[Figure scripts]

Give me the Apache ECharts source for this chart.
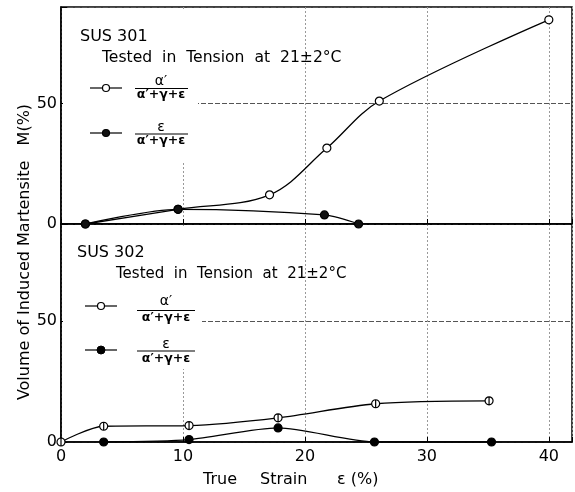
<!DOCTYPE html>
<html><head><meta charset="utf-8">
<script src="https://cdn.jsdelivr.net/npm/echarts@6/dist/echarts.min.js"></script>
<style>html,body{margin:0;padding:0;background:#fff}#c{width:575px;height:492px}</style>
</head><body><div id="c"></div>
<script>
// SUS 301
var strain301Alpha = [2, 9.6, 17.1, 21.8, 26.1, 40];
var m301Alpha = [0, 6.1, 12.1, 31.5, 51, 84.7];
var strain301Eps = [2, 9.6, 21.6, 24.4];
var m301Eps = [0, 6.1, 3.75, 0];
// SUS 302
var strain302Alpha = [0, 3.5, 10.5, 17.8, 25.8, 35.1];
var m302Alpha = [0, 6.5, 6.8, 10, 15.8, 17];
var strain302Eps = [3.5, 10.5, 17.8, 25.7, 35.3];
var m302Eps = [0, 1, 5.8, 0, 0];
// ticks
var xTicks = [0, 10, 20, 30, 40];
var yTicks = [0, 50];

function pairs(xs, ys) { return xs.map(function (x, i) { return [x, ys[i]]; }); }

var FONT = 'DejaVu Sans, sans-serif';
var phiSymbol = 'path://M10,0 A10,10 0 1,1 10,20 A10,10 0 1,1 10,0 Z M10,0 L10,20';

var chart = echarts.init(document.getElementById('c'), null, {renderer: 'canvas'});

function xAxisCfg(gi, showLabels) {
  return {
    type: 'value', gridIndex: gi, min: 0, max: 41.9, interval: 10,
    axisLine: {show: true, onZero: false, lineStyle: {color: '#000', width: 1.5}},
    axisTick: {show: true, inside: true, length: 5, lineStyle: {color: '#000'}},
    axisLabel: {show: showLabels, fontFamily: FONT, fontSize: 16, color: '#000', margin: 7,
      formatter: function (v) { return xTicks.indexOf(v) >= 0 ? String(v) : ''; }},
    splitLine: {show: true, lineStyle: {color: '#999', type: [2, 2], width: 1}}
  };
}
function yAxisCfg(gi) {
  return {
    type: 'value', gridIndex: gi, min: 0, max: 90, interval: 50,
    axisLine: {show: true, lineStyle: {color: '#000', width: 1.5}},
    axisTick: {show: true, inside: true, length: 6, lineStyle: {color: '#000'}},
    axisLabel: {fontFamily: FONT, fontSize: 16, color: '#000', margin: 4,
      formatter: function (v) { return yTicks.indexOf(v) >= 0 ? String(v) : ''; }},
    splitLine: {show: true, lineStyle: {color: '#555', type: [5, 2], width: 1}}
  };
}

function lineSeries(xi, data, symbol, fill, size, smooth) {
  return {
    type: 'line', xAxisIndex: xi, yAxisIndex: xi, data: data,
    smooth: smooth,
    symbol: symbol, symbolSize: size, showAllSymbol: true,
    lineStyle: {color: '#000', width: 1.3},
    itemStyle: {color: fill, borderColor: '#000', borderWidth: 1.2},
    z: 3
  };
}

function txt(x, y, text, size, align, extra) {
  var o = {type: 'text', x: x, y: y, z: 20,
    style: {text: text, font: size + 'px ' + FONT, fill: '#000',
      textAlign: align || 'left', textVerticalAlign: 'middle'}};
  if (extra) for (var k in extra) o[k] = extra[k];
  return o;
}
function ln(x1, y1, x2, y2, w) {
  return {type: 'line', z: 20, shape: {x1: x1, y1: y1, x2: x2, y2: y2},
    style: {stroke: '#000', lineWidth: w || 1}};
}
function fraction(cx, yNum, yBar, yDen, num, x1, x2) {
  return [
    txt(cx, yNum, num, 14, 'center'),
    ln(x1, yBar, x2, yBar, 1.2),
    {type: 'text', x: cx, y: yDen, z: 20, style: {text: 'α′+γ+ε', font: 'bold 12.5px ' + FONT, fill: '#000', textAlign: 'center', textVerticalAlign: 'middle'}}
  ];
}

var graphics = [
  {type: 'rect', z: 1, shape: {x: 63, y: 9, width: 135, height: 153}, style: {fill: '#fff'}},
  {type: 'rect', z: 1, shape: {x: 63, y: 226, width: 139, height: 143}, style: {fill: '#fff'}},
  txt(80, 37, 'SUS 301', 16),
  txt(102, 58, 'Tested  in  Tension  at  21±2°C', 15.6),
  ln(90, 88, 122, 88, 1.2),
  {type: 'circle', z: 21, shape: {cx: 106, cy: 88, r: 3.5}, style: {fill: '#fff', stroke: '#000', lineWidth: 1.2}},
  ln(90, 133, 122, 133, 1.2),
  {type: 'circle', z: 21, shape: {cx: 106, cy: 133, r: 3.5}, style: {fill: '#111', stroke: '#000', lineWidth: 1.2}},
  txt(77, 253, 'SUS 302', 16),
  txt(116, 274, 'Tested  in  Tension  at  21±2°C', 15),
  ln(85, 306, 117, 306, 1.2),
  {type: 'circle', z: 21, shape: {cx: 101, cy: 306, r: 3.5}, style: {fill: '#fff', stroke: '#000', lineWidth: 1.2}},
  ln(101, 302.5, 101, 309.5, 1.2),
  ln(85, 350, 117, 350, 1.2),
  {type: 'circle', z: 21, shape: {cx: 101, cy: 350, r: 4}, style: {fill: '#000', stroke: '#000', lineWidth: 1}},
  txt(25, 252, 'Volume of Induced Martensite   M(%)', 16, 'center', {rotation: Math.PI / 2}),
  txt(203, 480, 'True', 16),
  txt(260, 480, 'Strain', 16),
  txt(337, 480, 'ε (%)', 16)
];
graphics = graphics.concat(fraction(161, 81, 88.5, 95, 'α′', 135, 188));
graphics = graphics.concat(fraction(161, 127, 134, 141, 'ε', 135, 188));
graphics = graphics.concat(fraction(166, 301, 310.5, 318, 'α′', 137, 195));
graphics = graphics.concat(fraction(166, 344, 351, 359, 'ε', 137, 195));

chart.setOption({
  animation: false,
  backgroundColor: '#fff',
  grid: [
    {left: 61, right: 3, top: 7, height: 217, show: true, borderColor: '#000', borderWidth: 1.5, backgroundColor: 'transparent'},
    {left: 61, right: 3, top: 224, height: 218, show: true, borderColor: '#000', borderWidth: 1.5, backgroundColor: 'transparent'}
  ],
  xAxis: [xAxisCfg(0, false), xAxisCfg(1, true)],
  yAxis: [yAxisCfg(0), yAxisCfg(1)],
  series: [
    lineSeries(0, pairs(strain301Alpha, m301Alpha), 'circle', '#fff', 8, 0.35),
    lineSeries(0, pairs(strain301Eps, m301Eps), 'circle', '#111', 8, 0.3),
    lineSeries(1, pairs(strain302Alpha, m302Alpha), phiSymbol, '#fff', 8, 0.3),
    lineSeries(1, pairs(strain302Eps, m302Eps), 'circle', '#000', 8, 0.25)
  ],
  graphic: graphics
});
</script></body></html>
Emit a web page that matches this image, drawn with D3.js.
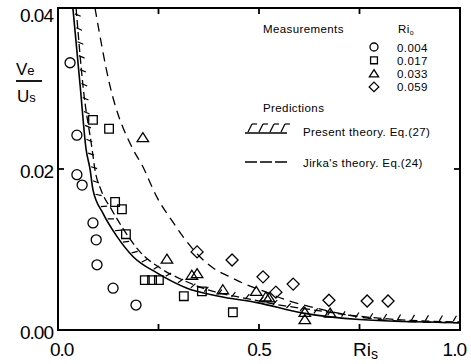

*EXERCISE REQUIREMENTS*. Write the listing above out again exactly, dropping each image.

*SOLUTION TO THE PROBLEM*.
Give me the Apache ECharts source for this chart.
<!DOCTYPE html>
<html><head><meta charset="utf-8">
<script src="https://cdn.jsdelivr.net/npm/echarts@6/dist/echarts.min.js"></script>
<style>html,body{margin:0;padding:0;background:#fff}#c{width:575px;height:492px}</style>
</head><body><div id="c"></div>
<script>
// SUS 301
var strain301Alpha = [2, 9.6, 17.1, 21.8, 26.1, 40];
var m301Alpha = [0, 6.1, 12.1, 31.5, 51, 84.7];
var strain301Eps = [2, 9.6, 21.6, 24.4];
var m301Eps = [0, 6.1, 3.75, 0];
// SUS 302
var strain302Alpha = [0, 3.5, 10.5, 17.8, 25.8, 35.1];
var m302Alpha = [0, 6.5, 6.8, 10, 15.8, 17];
var strain302Eps = [3.5, 10.5, 17.8, 25.7, 35.3];
var m302Eps = [0, 1, 5.8, 0, 0];
// ticks
var xTicks = [0, 10, 20, 30, 40];
var yTicks = [0, 50];

function pairs(xs, ys) { return xs.map(function (x, i) { return [x, ys[i]]; }); }

var FONT = 'DejaVu Sans, sans-serif';
var phiSymbol = 'path://M10,0 A10,10 0 1,1 10,20 A10,10 0 1,1 10,0 Z M10,0 L10,20';

var chart = echarts.init(document.getElementById('c'), null, {renderer: 'canvas'});

function xAxisCfg(gi, showLabels) {
  return {
    type: 'value', gridIndex: gi, min: 0, max: 41.9, interval: 10,
    axisLine: {show: true, onZero: false, lineStyle: {color: '#000', width: 1.5}},
    axisTick: {show: true, inside: true, length: 5, lineStyle: {color: '#000'}},
    axisLabel: {show: showLabels, fontFamily: FONT, fontSize: 16, color: '#000', margin: 7,
      formatter: function (v) { return xTicks.indexOf(v) >= 0 ? String(v) : ''; }},
    splitLine: {show: true, lineStyle: {color: '#999', type: [2, 2], width: 1}}
  };
}
function yAxisCfg(gi) {
  return {
    type: 'value', gridIndex: gi, min: 0, max: 90, interval: 50,
    axisLine: {show: true, lineStyle: {color: '#000', width: 1.5}},
    axisTick: {show: true, inside: true, length: 6, lineStyle: {color: '#000'}},
    axisLabel: {fontFamily: FONT, fontSize: 16, color: '#000', margin: 4,
      formatter: function (v) { return yTicks.indexOf(v) >= 0 ? String(v) : ''; }},
    splitLine: {show: true, lineStyle: {color: '#555', type: [5, 2], width: 1}}
  };
}

function lineSeries(xi, data, symbol, fill, size, smooth) {
  return {
    type: 'line', xAxisIndex: xi, yAxisIndex: xi, data: data,
    smooth: smooth,
    symbol: symbol, symbolSize: size, showAllSymbol: true,
    lineStyle: {color: '#000', width: 1.3},
    itemStyle: {color: fill, borderColor: '#000', borderWidth: 1.2},
    z: 3
  };
}

function txt(x, y, text, size, align, extra) {
  var o = {type: 'text', x: x, y: y, z: 20,
    style: {text: text, font: size + 'px ' + FONT, fill: '#000',
      textAlign: align || 'left', textVerticalAlign: 'middle'}};
  if (extra) for (var k in extra) o[k] = extra[k];
  return o;
}
function ln(x1, y1, x2, y2, w) {
  return {type: 'line', z: 20, shape: {x1: x1, y1: y1, x2: x2, y2: y2},
    style: {stroke: '#000', lineWidth: w || 1}};
}
function fraction(cx, yNum, yBar, yDen, num, x1, x2) {
  return [
    txt(cx, yNum, num, 14, 'center'),
    ln(x1, yBar, x2, yBar, 1.2),
    {type: 'text', x: cx, y: yDen, z: 20, style: {text: 'α′+γ+ε', font: 'bold 12.5px ' + FONT, fill: '#000', textAlign: 'center', textVerticalAlign: 'middle'}}
  ];
}

var graphics = [
  {type: 'rect', z: 1, shape: {x: 63, y: 9, width: 135, height: 153}, style: {fill: '#fff'}},
  {type: 'rect', z: 1, shape: {x: 63, y: 226, width: 139, height: 143}, style: {fill: '#fff'}},
  txt(80, 37, 'SUS 301', 16),
  txt(102, 58, 'Tested  in  Tension  at  21±2°C', 15.6),
  ln(90, 88, 122, 88, 1.2),
  {type: 'circle', z: 21, shape: {cx: 106, cy: 88, r: 3.5}, style: {fill: '#fff', stroke: '#000', lineWidth: 1.2}},
  ln(90, 133, 122, 133, 1.2),
  {type: 'circle', z: 21, shape: {cx: 106, cy: 133, r: 3.5}, style: {fill: '#111', stroke: '#000', lineWidth: 1.2}},
  txt(77, 253, 'SUS 302', 16),
  txt(116, 274, 'Tested  in  Tension  at  21±2°C', 15),
  ln(85, 306, 117, 306, 1.2),
  {type: 'circle', z: 21, shape: {cx: 101, cy: 306, r: 3.5}, style: {fill: '#fff', stroke: '#000', lineWidth: 1.2}},
  ln(101, 302.5, 101, 309.5, 1.2),
  ln(85, 350, 117, 350, 1.2),
  {type: 'circle', z: 21, shape: {cx: 101, cy: 350, r: 4}, style: {fill: '#000', stroke: '#000', lineWidth: 1}},
  txt(25, 252, 'Volume of Induced Martensite   M(%)', 16, 'center', {rotation: Math.PI / 2}),
  txt(203, 480, 'True', 16),
  txt(260, 480, 'Strain', 16),
  txt(337, 480, 'ε (%)', 16)
];
graphics = graphics.concat(fraction(161, 81, 88.5, 95, 'α′', 135, 188));
graphics = graphics.concat(fraction(161, 127, 134, 141, 'ε', 135, 188));
graphics = graphics.concat(fraction(166, 301, 310.5, 318, 'α′', 137, 195));
graphics = graphics.concat(fraction(166, 344, 351, 359, 'ε', 137, 195));

chart.setOption({
  animation: false,
  backgroundColor: '#fff',
  grid: [
    {left: 61, right: 3, top: 7, height: 217, show: true, borderColor: '#000', borderWidth: 1.5, backgroundColor: 'transparent'},
    {left: 61, right: 3, top: 224, height: 218, show: true, borderColor: '#000', borderWidth: 1.5, backgroundColor: 'transparent'}
  ],
  xAxis: [xAxisCfg(0, false), xAxisCfg(1, true)],
  yAxis: [yAxisCfg(0), yAxisCfg(1)],
  series: [
    lineSeries(0, pairs(strain301Alpha, m301Alpha), 'circle', '#fff', 8, 0.35),
    lineSeries(0, pairs(strain301Eps, m301Eps), 'circle', '#111', 8, 0.3),
    lineSeries(1, pairs(strain302Alpha, m302Alpha), phiSymbol, '#fff', 8, 0.3),
    lineSeries(1, pairs(strain302Eps, m302Eps), 'circle', '#000', 8, 0.25)
  ],
  graphic: graphics
});
</script></body></html>
Emit a web page that matches this image, drawn with D3.js.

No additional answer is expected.